The rally in PSU pack thus far in CY22 was mostly led by stocks from the banking and defence-related verticals, while those of oil & gas and metals & minerals did not contribute much.
Among individual stocks, Bharat Dynamics and Hindustan Aeronautics surged over 100 per cent in the first nine months of CY22 (9M-CY22). Bank of Baroda (BoB), Mangalore Refinery and Petrochemicals (MRPL), Coal India, Bharat Electronics, Indian Bank, Container Corporation of India (Concor), Canara Bank and State Bank of India (SBI) were some of the other key gainers in the PSU pack that surged between 20 per cent and 70 per cent during this period, ACE Equity data showed.

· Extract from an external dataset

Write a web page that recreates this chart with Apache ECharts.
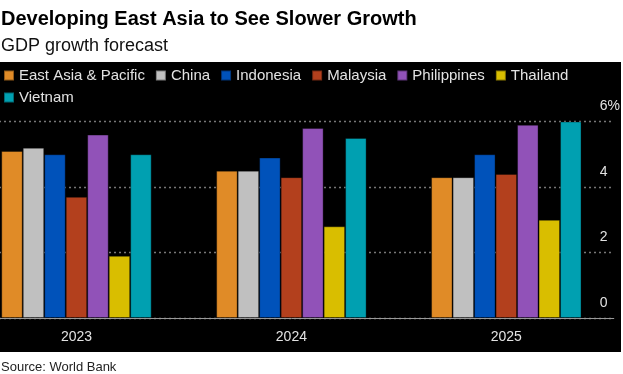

Ashwin Patil, senior research analyst at LKP Securities remains bullish on the road ahead for defence-related plays on the back of a strong order book, including orders from the government under the Ministry of Defence.
“Improvement in profitability of companies in the defence sector led by higher indigenisation theme, better operating leverage and higher contribution from non-government orders should augur well for the margins. Valuations, too, seem comfortable to us for the entire sector. We remain bullish on the sector, particularly on BEL due to additional positives like a lean balance sheet, better working capital management and emphasis on some non-profitable non-defence sectors,” Patil said.
Besides defence-related stocks, analysts expect PSU banks to do well at the bourses as the government becomes aggressive in divesting its stake in state-owned banks. According to recent reports, the government is planning to sell at least 51 per cent of its stake in IDBI Bank. If the economy reflates, analysts at Morgan Stanley expect banks to do fairly well on performance. The outperformers, however, will be those that have the capacity to grow, they said.
“We don’t think capital will be a constraint in the current cycle – most banks have strong capital, and for those that may need to raise capital, we don't see difficulty doing so. The key constraint on profitable growth in the current cycle would be access to retail deposits. Among PSU banks, we prefer SBI and BOB, with Liquidity Coverage Ratio (LCR) of 138 per cent and 143 per cent, respectively,” wrote analysts at Morgan Stanley in a recent note on the sector.